Direction: Tally up how many lines in the listing below contain the string "that", and give only the total.

Data for processing:
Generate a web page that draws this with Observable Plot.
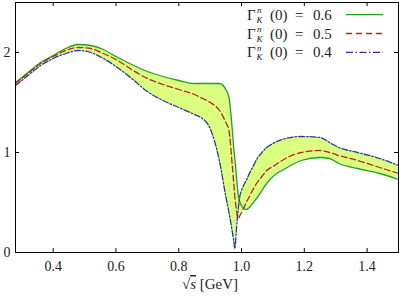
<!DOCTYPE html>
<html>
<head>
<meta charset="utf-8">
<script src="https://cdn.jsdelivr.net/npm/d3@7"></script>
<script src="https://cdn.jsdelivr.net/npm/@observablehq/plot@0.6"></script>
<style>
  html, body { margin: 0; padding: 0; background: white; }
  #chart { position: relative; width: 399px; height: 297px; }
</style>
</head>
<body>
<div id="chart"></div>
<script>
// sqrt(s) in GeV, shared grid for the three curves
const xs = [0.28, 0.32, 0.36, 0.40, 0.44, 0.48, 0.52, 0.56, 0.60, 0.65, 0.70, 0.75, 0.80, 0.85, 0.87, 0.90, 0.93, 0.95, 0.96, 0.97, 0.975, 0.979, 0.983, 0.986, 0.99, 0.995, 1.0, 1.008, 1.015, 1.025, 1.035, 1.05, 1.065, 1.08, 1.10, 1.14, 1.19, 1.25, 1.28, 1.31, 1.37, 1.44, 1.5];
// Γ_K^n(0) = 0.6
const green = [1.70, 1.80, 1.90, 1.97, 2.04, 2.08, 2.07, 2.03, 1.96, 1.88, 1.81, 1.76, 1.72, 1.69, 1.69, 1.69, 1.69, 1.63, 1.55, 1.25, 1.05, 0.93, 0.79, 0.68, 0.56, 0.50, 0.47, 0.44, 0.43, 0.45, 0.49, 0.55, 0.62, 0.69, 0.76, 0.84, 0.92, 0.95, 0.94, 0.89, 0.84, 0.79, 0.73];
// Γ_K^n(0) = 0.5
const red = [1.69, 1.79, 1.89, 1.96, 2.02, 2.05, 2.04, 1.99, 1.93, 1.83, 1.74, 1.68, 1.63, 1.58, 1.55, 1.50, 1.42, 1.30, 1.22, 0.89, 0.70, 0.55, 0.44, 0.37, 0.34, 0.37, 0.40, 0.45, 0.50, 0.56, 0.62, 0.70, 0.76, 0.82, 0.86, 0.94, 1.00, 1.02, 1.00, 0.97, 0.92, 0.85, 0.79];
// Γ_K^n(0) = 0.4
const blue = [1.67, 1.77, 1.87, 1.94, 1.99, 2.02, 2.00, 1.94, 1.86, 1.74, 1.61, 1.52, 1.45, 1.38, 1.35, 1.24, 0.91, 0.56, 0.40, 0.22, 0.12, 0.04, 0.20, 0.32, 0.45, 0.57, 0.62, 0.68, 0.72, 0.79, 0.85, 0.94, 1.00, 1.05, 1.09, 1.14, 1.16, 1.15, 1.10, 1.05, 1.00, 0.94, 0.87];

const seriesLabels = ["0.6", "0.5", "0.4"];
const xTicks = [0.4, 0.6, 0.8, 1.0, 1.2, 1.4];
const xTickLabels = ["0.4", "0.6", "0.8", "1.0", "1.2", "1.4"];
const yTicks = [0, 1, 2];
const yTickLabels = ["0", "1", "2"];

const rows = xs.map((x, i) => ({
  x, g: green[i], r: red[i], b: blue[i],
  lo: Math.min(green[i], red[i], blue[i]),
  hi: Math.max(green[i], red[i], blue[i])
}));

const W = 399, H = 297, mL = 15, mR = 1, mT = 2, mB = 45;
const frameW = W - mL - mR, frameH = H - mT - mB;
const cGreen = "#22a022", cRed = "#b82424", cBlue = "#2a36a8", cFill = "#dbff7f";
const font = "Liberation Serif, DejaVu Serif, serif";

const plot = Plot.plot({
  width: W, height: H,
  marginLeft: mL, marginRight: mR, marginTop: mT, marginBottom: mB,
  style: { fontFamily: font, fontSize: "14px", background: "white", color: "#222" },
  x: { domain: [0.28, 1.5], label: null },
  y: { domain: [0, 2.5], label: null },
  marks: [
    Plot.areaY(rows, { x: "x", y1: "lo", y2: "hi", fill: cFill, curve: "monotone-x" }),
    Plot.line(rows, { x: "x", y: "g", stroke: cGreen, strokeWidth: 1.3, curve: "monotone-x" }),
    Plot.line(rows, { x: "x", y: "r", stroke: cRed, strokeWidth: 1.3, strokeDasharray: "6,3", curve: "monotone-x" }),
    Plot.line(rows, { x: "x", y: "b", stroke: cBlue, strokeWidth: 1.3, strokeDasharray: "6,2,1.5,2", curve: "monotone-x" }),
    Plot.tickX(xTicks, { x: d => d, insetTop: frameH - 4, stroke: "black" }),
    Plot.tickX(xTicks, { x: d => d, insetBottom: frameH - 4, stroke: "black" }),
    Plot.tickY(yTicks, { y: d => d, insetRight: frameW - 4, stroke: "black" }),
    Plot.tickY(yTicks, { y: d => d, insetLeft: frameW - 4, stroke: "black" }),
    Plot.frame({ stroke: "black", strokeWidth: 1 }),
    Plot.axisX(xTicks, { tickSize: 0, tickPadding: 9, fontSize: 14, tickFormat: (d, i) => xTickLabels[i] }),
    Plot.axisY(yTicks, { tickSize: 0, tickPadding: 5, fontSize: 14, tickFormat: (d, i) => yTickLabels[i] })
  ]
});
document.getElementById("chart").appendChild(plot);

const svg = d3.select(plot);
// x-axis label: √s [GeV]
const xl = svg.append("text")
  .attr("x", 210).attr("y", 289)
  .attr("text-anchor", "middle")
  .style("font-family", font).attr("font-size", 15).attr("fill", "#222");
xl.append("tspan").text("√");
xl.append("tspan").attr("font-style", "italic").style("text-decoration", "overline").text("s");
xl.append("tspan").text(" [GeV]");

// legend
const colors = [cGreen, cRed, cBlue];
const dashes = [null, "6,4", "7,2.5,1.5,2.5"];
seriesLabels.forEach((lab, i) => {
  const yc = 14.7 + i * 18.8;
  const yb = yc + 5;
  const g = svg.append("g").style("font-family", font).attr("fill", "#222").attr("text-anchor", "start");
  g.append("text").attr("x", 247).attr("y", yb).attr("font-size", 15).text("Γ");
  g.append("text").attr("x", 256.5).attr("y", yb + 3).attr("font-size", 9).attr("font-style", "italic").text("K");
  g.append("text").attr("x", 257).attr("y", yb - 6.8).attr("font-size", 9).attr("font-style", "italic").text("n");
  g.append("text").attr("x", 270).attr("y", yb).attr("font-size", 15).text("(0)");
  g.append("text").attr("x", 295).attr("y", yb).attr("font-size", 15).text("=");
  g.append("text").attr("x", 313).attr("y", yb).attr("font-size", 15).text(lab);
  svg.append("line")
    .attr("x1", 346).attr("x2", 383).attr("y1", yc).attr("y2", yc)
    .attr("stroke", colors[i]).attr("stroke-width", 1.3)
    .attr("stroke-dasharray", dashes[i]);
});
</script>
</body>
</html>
--
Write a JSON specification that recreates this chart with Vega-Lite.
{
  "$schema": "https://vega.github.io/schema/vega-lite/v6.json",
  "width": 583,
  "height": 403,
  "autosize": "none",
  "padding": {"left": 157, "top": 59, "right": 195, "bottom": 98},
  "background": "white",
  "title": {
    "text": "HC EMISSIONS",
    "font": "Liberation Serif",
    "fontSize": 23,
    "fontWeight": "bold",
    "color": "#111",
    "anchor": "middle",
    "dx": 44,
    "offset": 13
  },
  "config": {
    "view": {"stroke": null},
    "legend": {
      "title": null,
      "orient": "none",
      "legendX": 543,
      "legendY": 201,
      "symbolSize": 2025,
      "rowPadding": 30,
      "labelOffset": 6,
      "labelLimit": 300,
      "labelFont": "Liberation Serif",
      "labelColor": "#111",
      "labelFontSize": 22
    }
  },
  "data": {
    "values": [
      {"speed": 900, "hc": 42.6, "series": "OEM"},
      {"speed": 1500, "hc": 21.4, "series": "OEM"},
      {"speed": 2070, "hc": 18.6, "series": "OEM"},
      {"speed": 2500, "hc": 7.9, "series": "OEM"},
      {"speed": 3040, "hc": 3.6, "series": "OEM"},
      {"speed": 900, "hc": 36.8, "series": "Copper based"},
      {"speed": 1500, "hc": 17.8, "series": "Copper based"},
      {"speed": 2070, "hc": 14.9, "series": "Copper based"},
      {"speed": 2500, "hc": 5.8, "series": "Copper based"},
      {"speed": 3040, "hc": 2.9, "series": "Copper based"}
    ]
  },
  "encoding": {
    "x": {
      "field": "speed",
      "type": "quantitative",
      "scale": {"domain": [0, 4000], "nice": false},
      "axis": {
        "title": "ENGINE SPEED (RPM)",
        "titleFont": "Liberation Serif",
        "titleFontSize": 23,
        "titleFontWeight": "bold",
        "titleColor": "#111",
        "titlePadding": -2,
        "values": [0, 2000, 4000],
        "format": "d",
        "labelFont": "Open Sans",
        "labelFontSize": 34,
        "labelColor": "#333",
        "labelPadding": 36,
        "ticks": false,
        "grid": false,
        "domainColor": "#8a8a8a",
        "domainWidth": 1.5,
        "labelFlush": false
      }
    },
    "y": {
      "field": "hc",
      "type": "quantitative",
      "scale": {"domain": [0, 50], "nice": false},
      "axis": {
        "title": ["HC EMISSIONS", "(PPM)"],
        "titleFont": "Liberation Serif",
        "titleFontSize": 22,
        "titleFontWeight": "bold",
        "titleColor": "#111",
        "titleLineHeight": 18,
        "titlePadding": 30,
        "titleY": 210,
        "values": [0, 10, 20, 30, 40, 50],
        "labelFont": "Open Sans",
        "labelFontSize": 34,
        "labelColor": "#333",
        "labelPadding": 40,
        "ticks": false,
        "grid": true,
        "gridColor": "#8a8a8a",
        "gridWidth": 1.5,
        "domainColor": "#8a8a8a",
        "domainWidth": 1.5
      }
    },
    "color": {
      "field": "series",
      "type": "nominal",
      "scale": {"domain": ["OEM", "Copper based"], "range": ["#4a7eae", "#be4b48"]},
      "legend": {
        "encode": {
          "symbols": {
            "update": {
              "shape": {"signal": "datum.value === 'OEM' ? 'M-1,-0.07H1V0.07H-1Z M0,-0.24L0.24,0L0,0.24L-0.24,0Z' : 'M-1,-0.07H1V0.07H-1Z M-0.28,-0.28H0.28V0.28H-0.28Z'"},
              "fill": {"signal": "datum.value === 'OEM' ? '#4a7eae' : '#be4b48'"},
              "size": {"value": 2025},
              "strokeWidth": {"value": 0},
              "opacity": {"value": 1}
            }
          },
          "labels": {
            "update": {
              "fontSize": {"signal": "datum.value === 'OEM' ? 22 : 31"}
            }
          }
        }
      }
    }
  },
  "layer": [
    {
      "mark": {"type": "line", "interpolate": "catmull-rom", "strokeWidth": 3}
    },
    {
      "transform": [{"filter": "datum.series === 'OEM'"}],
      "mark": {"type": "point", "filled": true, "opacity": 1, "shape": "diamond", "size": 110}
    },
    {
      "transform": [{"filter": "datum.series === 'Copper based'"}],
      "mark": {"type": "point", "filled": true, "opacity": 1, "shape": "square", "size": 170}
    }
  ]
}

Worked answer: 2